I have never seen anyone graph this before and it’s a bit jarring at first glance. But once you think about it for a second, it is fairly intuitive. None of the nonworker categories receive any personal income from working but they do receive some personal income from assets that they own and pension entitlements. But children neither work nor own assets nor have pensions. And so the bottom third of the personal market income distribution is completely dominated by children, with elderly and disabled people making up most of the remainder.

If you use the above graph as your baseline market income distribution, then the policy battle between “predistribution” and “redistribution” — i.e. the battle between wage compression and the welfare state — is not really a battle at all. Wages are non-existent in the bottom third of the society. Redistribution, or the welfare state, is the only way to reach these people.

Family Income

For as long as kids, old people, and disabled people clog up the bottom of the market income distribution, the competition for most redistributive country or most equalizing country will always be won by the country that has the most generous child, old-age, and disability benefits. Thus, on this metric, the “predistributionists” who focus on wages and employment are stuck advocating for a statistically impossible alternative.

For the predistributionists to get something going in the debate, they need to use a different metric that moves a bunch of nonworkers out of the bottom of the market income distribution and a bunch of workers into the bottom of the market income distribution.
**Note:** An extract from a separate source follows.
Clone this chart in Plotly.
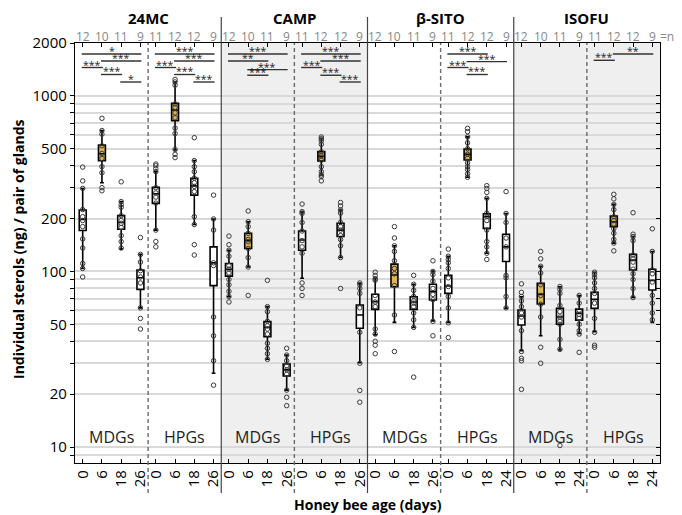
import math
import plotly.graph_objects as go

# ---------------- data ----------------
sterols = ["24MC", "CAMP", "β-SITO", "ISOFU"]
glands = ["MDGs", "HPGs"]
n_counts = [12, 10, 11, 9, 11, 12, 12, 9]

ages_24MC = ["0", "6", "18", "26", "0", "6", "18", "26"]
ages_CAMP = ["0", "6", "18", "26", "0", "6", "18", "26"]
ages_SITO = ["0", "6", "18", "26", "0", "6", "18", "24"]
ages_ISOFU = ["0", "6", "18", "24", "0", "6", "18", "24"]

# box statistics, order: MDGs age0..3, HPGs age0..3
q1_24MC = [171, 427, 174, 79, 244, 722, 272, 83]
med_24MC = [198, 468, 190, 92, 277, 830, 307, 112]
q3_24MC = [224, 525, 208, 102, 301, 906, 339, 138]
lo_24MC = [104, 320, 134, 62, 172, 492, 185, 26.3]
hi_24MC = [297, 634, 250, 125, 370, 1200, 428, 199]

q1_CAMP = [94, 135, 42.5, 25.4, 132, 426, 158, 47.5]
med_CAMP = [103, 150, 48, 27.5, 151, 452, 172, 56.5]
q3_CAMP = [111, 165, 51.8, 29.7, 170, 481, 188, 64.4]
lo_CAMP = [71.8, 106, 31.6, 21.1, 91.4, 354, 120, 30.2]
hi_CAMP = [132, 192, 63, 33.4, 219, 573, 224, 85.5]

q1_SITO = [60.8, 81.8, 60.8, 68.7, 75, 431, 176, 114]
med_SITO = [67.3, 95.5, 67, 76.7, 82.6, 464, 205, 138]
q3_SITO = [74.1, 110, 71.8, 84.5, 95, 498, 213, 163]
lo_SITO = [43.5, 51.3, 47.9, 52.3, 51.3, 344, 127, 61.7]
hi_SITO = [91.4, 140, 84.5, 100.6, 122, 584, 261, 214]

q1_ISOFU = [49.5, 65.3, 50, 52.8, 61.6, 180, 102, 78.4]
med_ISOFU = [55.7, 74, 55, 57.7, 69.3, 192, 116, 89]
q3_ISOFU = [60.3, 85.5, 61.6, 61, 76, 207, 125, 103]
lo_ISOFU = [35.4, 43, 35.7, 44.4, 45.4, 145, 71.2, 51.3]
hi_ISOFU = [71.8, 107, 81.8, 72.8, 99, 241, 158, 130]

pts_24MC = [
    [393, 328, 297, 225, 205, 195, 180, 153, 136, 111, 104, 93],
    [745, 635, 605, 520, 470, 440, 395, 365, 300, 288],
    [324, 250, 240, 232, 208, 195, 188, 178, 160, 148, 136],
    [156, 125, 113, 101, 93, 86, 62, 54, 47],
    [409, 400, 385, 370, 300, 280, 265, 245, 172, 148, 138],
    [1240, 1200, 1150, 900, 860, 800, 750, 655, 610, 495, 465, 445],
    [578, 428, 395, 370, 340, 320, 305, 285, 205, 185, 142, 124],
    [272, 199, 172, 112, 108, 55, 43, 31, 22.5],
]
pts_CAMP = [
    [159, 142, 132, 122, 108, 103, 98, 90, 84, 77, 72, 67],
    [221, 192, 180, 165, 152, 148, 135, 120, 106, 73],
    [89, 63, 59, 52, 49, 47, 44, 39, 36.5, 34, 31.6],
    [36.5, 33.4, 31, 29, 27.5, 26, 21.1, 19.2, 17.2],
    [242, 219, 214, 190, 170, 150, 138, 127, 86, 80, 73],
    [583, 570, 555, 530, 480, 455, 430, 395, 370, 354, 347, 328],
    [247, 236, 224, 215, 190, 180, 172, 160, 152, 140, 120, 80],
    [86, 84, 80, 75, 62, 45, 30, 21, 18],
]
pts_SITO = [
    [99, 95, 91, 89, 73, 67, 63, 47, 44, 40, 38, 34],
    [180, 155, 140, 130, 115, 104, 97, 83, 56.5, 35],
    [95, 84.5, 78, 72, 68, 66, 63, 58, 53, 48, 25],
    [115, 100, 96, 88, 80, 74, 69, 52, 43],
    [134, 122, 117, 112, 104, 92, 82, 72, 62, 51, 42],
    [653, 625, 584, 540, 500, 465, 440, 415, 395, 380, 360, 344],
    [308, 297, 282, 261, 215, 205, 195, 172, 148, 138, 127, 117],
    [285, 214, 190, 155, 138, 95, 92, 72, 62],
]
pts_ISOFU = [
    [85, 76, 72, 68, 63, 58, 55, 46, 35, 32, 31, 21.3],
    [130, 118, 107, 98, 84, 73, 65, 55, 37, 30],
    [82, 79, 75, 64, 59, 55, 52, 50, 41, 36, 10.2],
    [73, 66, 60, 57, 54, 50, 46, 44, 34.6],
    [99, 96, 92, 86, 80, 75, 66, 54, 45, 38, 37],
    [275, 259, 241, 225, 205, 195, 186, 175, 165, 152, 145, 131],
    [216, 163, 158, 150, 124, 118, 113, 103, 97, 90, 80, 71],
    [175, 130, 102, 97, 87, 73, 66, 58, 53],
]

# significance comparisons: (sterol index, gland index, from age idx, to age idx, label, level)
sig_24MC = [(0, 0, 0, 3, "*", 0), (0, 0, 1, 3, "***", 1), (0, 0, 0, 1, "***", 2), (0, 0, 1, 2, "***", 3), (0, 0, 2, 3, "*", 4),
            (0, 1, 0, 3, "***", 0), (0, 1, 1, 3, "***", 1), (0, 1, 0, 1, "***", 2), (0, 1, 1, 2, "***", 3), (0, 1, 2, 3, "***", 4)]
sig_CAMP = [(1, 0, 0, 3, "***", 0), (1, 0, 0, 2, "**", 1), (1, 0, 1, 3, "***", 2.3), (1, 0, 1, 2, "***", 3.1),
            (1, 1, 0, 3, "***", 0), (1, 1, 1, 3, "***", 1), (1, 1, 0, 1, "***", 2), (1, 1, 1, 2, "***", 3.1), (1, 1, 2, 3, "***", 4.1)]
sig_SITO = [(2, 1, 0, 2, "***", 0), (2, 1, 1, 3, "***", 1.1), (2, 1, 0, 1, "***", 2), (2, 1, 1, 2, "***", 3)]
sig_ISOFU = [(3, 1, 1, 3, "**", 0), (3, 1, 0, 1, "***", 0.9)]

# ---------------- assembly ----------------
stats = [
    (q1_24MC, med_24MC, q3_24MC, lo_24MC, hi_24MC, pts_24MC, ages_24MC),
    (q1_CAMP, med_CAMP, q3_CAMP, lo_CAMP, hi_CAMP, pts_CAMP, ages_CAMP),
    (q1_SITO, med_SITO, q3_SITO, lo_SITO, hi_SITO, pts_SITO, ages_SITO),
    (q1_ISOFU, med_ISOFU, q3_ISOFU, lo_ISOFU, hi_ISOFU, pts_ISOFU, ages_ISOFU),
]

HALF = 3.8
XMAX = HALF * 8
FONT = "Open Sans"
PLOT_TOP, PLOT_BOT = 43, 463   # in window pixels
OFF = 8                        # page body margin of the browser


def xpos(s, k):
    g, j = divmod(k, 4)
    return (2 * s + g) * HALF + 0.4 + j


def py(px):
    return (PLOT_BOT - px) / (PLOT_BOT - PLOT_TOP)


boxes = {True: dict(x=[], q1=[], median=[], q3=[], lowerfence=[], upperfence=[]),
         False: dict(x=[], q1=[], median=[], q3=[], lowerfence=[], upperfence=[])}
px_, py_ = [], []
tickvals, ticktext = [], []
for s, (q1, med, q3, lo, hi, pts, ages) in enumerate(stats):
    for k in range(8):
        x = xpos(s, k)
        gold = (k % 4 == 1)
        b = boxes[gold]
        b["x"].append(x)
        b["q1"].append(q1[k])
        b["median"].append(med[k])
        b["q3"].append(q3[k])
        b["lowerfence"].append(lo[k])
        b["upperfence"].append(hi[k])
        for v in pts[k]:
            px_.append(x)
            py_.append(v)
        tickvals.append(x)
        ticktext.append(ages[k])

fig = go.Figure()
for gold, fill in [(False, "white"), (True, "#dcb552")]:
    b = boxes[gold]
    fig.add_trace(go.Box(
        x=b["x"], q1=b["q1"], median=b["median"], q3=b["q3"],
        lowerfence=b["lowerfence"], upperfence=b["upperfence"],
        orientation="v", boxpoints=False, width=0.36, whiskerwidth=0.55,
        fillcolor=fill, line=dict(color="black", width=1.6), showlegend=False,
        hoverinfo="skip"))

fig.add_trace(go.Scatter(
    x=px_, y=py_, mode="markers", showlegend=False, hoverinfo="skip",
    marker=dict(symbol="circle-open", size=4.5, color="#3a3a3a", line=dict(width=1))))

fig.add_trace(go.Scatter(x=[], y=[], yaxis="y2", showlegend=False))

grid_vals = [9] + [d * 10 for d in range(1, 10)] + [d * 100 for d in range(1, 10)] + [1000, 2000]
grid_labels = {10: "10", 20: "20", 50: "50", 100: "100", 200: "200", 500: "500", 1000: "1000", 2000: "2000"}
grid_text = [grid_labels.get(v, "") for v in grid_vals]

shapes = []
annotations = []
# shaded panels
for s in (1, 3):
    shapes.append(dict(type="rect", xref="x", yref="paper", x0=2 * s * HALF, x1=2 * (s + 1) * HALF,
                       y0=0, y1=1, fillcolor="#efefef", line=dict(width=0), layer="below"))
# separators
for s in range(1, 4):
    shapes.append(dict(type="line", xref="x", yref="paper", x0=2 * s * HALF, x1=2 * s * HALF,
                       y0=py(493), y1=py(17), line=dict(color="#444444", width=1.2), layer="above"))
for s in range(4):
    xd = (2 * s + 1) * HALF
    shapes.append(dict(type="line", xref="x", yref="paper", x0=xd, x1=xd,
                       y0=py(493), y1=1, line=dict(color="#6a6a6a", width=1.4, dash="4px,3px"), layer="above"))

# significance bars
level_px = [54, 61, 67.5, 74.5, 82]
for sig in (sig_24MC, sig_CAMP, sig_SITO, sig_ISOFU):
    for (s, g, a, b, lab, lev) in sig:
        i0 = int(lev)
        frac = lev - i0
        ypx = level_px[i0] + (level_px[min(i0 + 1, 4)] - level_px[i0]) * frac if i0 < 4 else level_px[4]
        xa = xpos(s, g * 4 + a) - 0.05
        xb = xpos(s, g * 4 + b) + 0.05
        shapes.append(dict(type="line", xref="x", yref="paper", x0=xa, x1=xb, y0=py(ypx), y1=py(ypx),
                           line=dict(color="#333333", width=1.4), layer="above"))
        annotations.append(dict(xref="x", yref="paper", x=(xa + xb) / 2, y=py(ypx), text=lab,
                                showarrow=False, yanchor="middle", xanchor="center", yshift=3,
                                borderpad=0,
                                font=dict(family=FONT, size=10.5, color="#222222")))

# sterol titles, gland labels, n labels
for s, name in enumerate(sterols):
    annotations.append(dict(xref="x", yref="paper", x=(2 * s + 1) * HALF, y=py(18.5), text="<b>%s</b>" % name,
                            showarrow=False, yanchor="middle", borderpad=0,
                            font=dict(family=FONT, size=15, color="black")))
    for g, gl in enumerate(glands):
        annotations.append(dict(xref="x", yref="paper", x=(2 * s + g + 0.5) * HALF, y=py(437), text=gl,
                                showarrow=False, yanchor="middle", font=dict(family=FONT, size=16, color="#222222")))
    for k in range(8):
        annotations.append(dict(xref="x", yref="paper", x=xpos(s, k), y=py(36.2), text=str(n_counts[k]),
                                showarrow=False, yanchor="middle", borderpad=0,
                                font=dict(family=FONT, size=12, color="#888888")))
annotations.append(dict(xref="x", yref="paper", x=XMAX - 0.05, y=py(36.2), text="=n", xanchor="left",
                        showarrow=False, yanchor="middle", borderpad=0,
                        font=dict(family=FONT, size=12, color="#888888")))
annotations.append(dict(xref="paper", yref="paper", x=0.5, y=py(504), text="<b>Honey bee age (days)</b>",
                        showarrow=False, yanchor="middle", borderpad=0,
                        font=dict(family=FONT, size=14, color="black")))
annotations.append(dict(xref="paper", yref="paper", x=(18 - 75) / 585, y=py(250),
                        text="<b>Individual sterols (ng) / pair of glands</b>", textangle=-90,
                        showarrow=False, yanchor="middle", xanchor="center",
                        font=dict(family=FONT, size=14, color="black")))

yrange = [math.log10(8.11), math.log10(2000)]
W, H = 682 - OFF, 515 - OFF
fig.update_layout(
    width=W, height=H,
    margin=dict(l=75 - OFF, r=W - (660 - OFF), t=PLOT_TOP - OFF, b=H - (PLOT_BOT - OFF),
                autoexpand=False),
    paper_bgcolor="white", plot_bgcolor="white",
    font=dict(family=FONT, color="black"),
    shapes=shapes, annotations=annotations, showlegend=False,
    xaxis=dict(range=[0, XMAX], tickvals=tickvals, ticktext=ticktext, tickangle=-90,
               ticks="inside", ticklen=4, tickcolor="black", showline=True, linecolor="black",
               linewidth=1.3, mirror="ticks", showgrid=False, zeroline=False, automargin=False,
               tickfont=dict(family=FONT, size=15, color="black")),
    yaxis=dict(type="log", range=yrange, tickvals=grid_vals, ticktext=grid_text,
               showgrid=True, gridcolor="#d9d9d9", gridwidth=1.5, ticks="outside", ticklen=4,
               tickcolor="black", showline=True, linecolor="black", linewidth=1.3, mirror=True,
               zeroline=False, automargin=False, tickfont=dict(family=FONT, size=15, color="black")),
    yaxis2=dict(type="log", range=yrange, overlaying="y", side="right", tickvals=grid_vals,
                showticklabels=False, ticks="inside", ticklen=4, tickcolor="black",
                showgrid=False, showline=False, zeroline=False),
)

fig.write_html("out.html")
Relocating these populations in this way blunts the significance of the welfare state by moving welfare benefits up the ladder and increases the significance of wage compression by putting more wage-earners at the bottom of the ladder.

Using family income, rather than personal income, serves this purpose well. Under a family income metric, rather than looking at how much each person gets from the market, you look at how much all of the members of each family gets from the market. You divide that total amount by the size of the family, while making certain adjustments to account for economies of scale of larger families, and then assign the resulting dollar amount to each member of the family. The following graph shows what the family market income distribution looks like using the categories we have been using above.

Using family income, instead of personal income, does indeed move a lot of nonworkers up in the distribution and a lot of workers down in the distribution. This is especially true of children. Under the personal income metric, children totally dominate the bottom third of the income distribution. Under the family income metric, they no longer do. This is for the obvious reason that, under the family income metric, the kids get some of their parent’s market income assigned to them.

Although this metric does a good job of moving children out of the bottom of the market income distribution, it does not do a great job of moving elderly and disabled people out of the bottom. Elderly people often live alone or only with other elderly people and receive income mostly or entirely from the public old-age pension. The same is true of adult disabled people living on SSDI or SSI.

So this family market income measure still ends up frustrating predistributionists. Under this measure, the way a country wins the redistribution or equality competition, especially when that competition is focused on low-end inequality or poverty, is to simply have generous old-age and disability benefits, and to a lesser extent, child benefits.

Dealing with the Elderly and Disabled

Since nonworkers in the form of old and disabled people continue to clog up the bottom of the market income distribution even after switching to the family income metric, the predistributionists have to resort to more extreme adjustments to get the baseline “market” distribution to a place that is more amenable to predistributionist arguments.

Blanchet et al do this by counting old-age, disability, and unemployment benefits as market income (or “pretax income”). The obvious way that this adjustment helps the predistributionist case is by significantly reducing the size of the welfare state and thus the amount of measured redistribution. The sneaky way that it helps the predistributionist case is by moving old and disabled people out of the bottom of the market income distribution and moving more workers into it. When the bottom of the distribution has more workers in it, the significance of wages and employment to inequality and poverty increases.

In the following graph, I use the same family income measure from the prior section but modify it to count Social Security and Unemployment Insurance as market income.

In this measure, elderly and disabled people continue to be over-represented at the bottom, as do children, but way less so than before. Most noticeably, the big bulge of old people that used to sit between the 1st and 15th percentile have been pushed up the distribution by their Social Security checks. Workers now make up a lot more of the bottom of the distribution.

Counting Social Security and Unemployment Insurance as market income is not the only way to pull this trick off. The other approach you see is to simply exclude elderly people from your sample altogether, as Gornick and Milanovic (2015) do. The following graph shows what happens when you do this.

Once you exclude the elderly and the people who live with them from your population, you see that workers are quite present at the bottom of the distribution. Indeed they reach one-third of the population by the 5th percentile! This of course lends itself to the predistributionist conclusion that wage compression and employment matter a lot.

Conclusion

What I hope to have shown above is that these debates about “redistribution” and “predistribution” really revolve around how one chooses to construct the market income baseline, which itself revolves around where you decide to place nonworkers in the market income distribution. Notice that in the analysis above, I was able to illustrate my point entirely by moving groups of people around the distribution without ever actually looking at dollar amounts. That’s because population composition is what’s really driving these results.

If you use market income measures where lots of nonworkers — mostly children, elderly, and disabled people — wind up at the bottom of the distribution, then you are going to find the welfare state to be pretty key. If you use market income measures where far fewer nonworkers wind up at the bottom of the distribution — either because you are assigning them income based on their family, assigning their welfare incomes as market incomes, or excluding them from your population altogether — then you are going to find that the welfare state is not that key.

In an egalitarian society, you want to socialize or reduce capital’s income share, compress wage differences among workers, and provide welfare benefits primarily to nonworking people. Trying to suss out which one of these is “more important” is analytically fraught in addition to being practically useless.